What is your favourite memory of the school year?
We’ve been travelling to different places in Canada (Meteghan, Saskatoon and Iqaluit) in Grade 2 on our classroom “plane.” At the beginning of each unit, they have to show their boarding passes, and I check their luggage. The moments as they board the plane and exit are hilarious. One student whispered to me that he is the FBI agent and to not worry, he has his handcuffs if anyone isn’t behaving. Another student tipped me with cash they had made. They also have packed things in their luggage (paper bags with handles) like drawings of their parents, paper phones to call their siblings, a drawing of a special necklace, a favourite game, etc. Some of the things they think are necessary to bring on our trip are pretty funny.
Lori Karoly Szmul
I have a student in Grade 5 who did the classic “bye Mom, love you” as she walked out of my class. She giggled through her embarrassment and decided to make it our thing. Every day she waits to be last, and flounces out the door waving “bye bye, I love you!” Her mom thinks it’s hysterical.
Devon Joel Donahue-Reid
First thing in the morning, a student I’ve really bonded with walks into the room and sees me. He breathes this sigh of relief and says “Oh, thank goodness! I didn’t do my hair properly today either.” Immediately, I frantically started fixing my hair and told him how I’d spent a half hour on my hair that morning. He realizes I’m a bit offended and becomes exasperated at his mistake. He exclaims, “I’m sorry!
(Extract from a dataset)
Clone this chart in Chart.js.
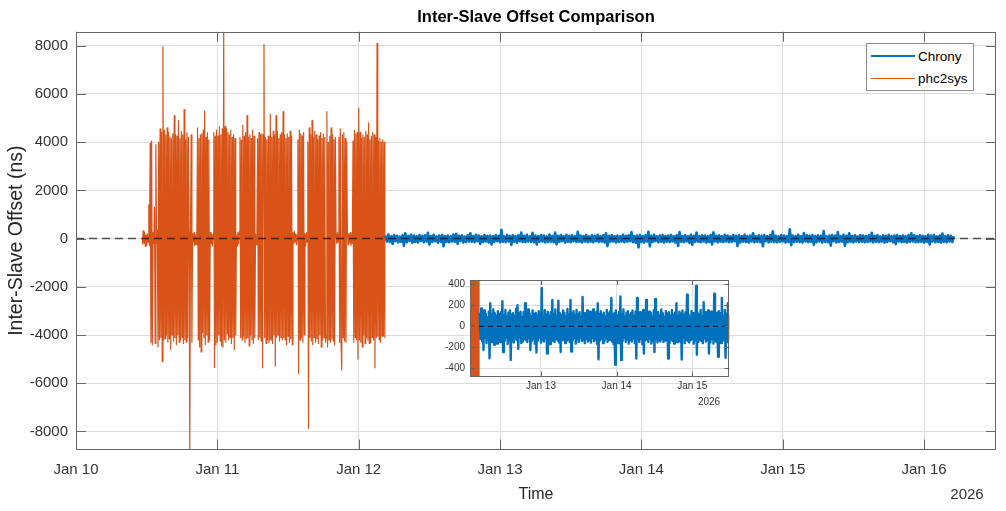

I’m just trying to bond with you!” Although he didn’t mean to insult me, I loved how he was authentically him at that moment. It made my day, actually, as I had a really good laugh.
I got to spend an afternoon playing Murder Mystery with a group of students, in which the vast majority of suspects turned out to be KGB double agents. It was glorious.
Going back to visit my students with my two-month-old son. They were in love and so thoughtful, giving him shade (we were outside), smiling and talking gently with him.
Carmen Todosychuk Wasylynuik
After working with a student for almost three years, last week I chaperoned him to Halifax, NS, to participate in the National Skills Competition. I have never taught this provincial gold medalist student a course at school, but I did get to work with him on the side, specific to this national competition. Last week he said to me, “Mrs. Was, you’re not a teacher or a chef, you’re my friend.” To me, the best part of teaching is building relationships and lifelong friendships with the young adults I teach.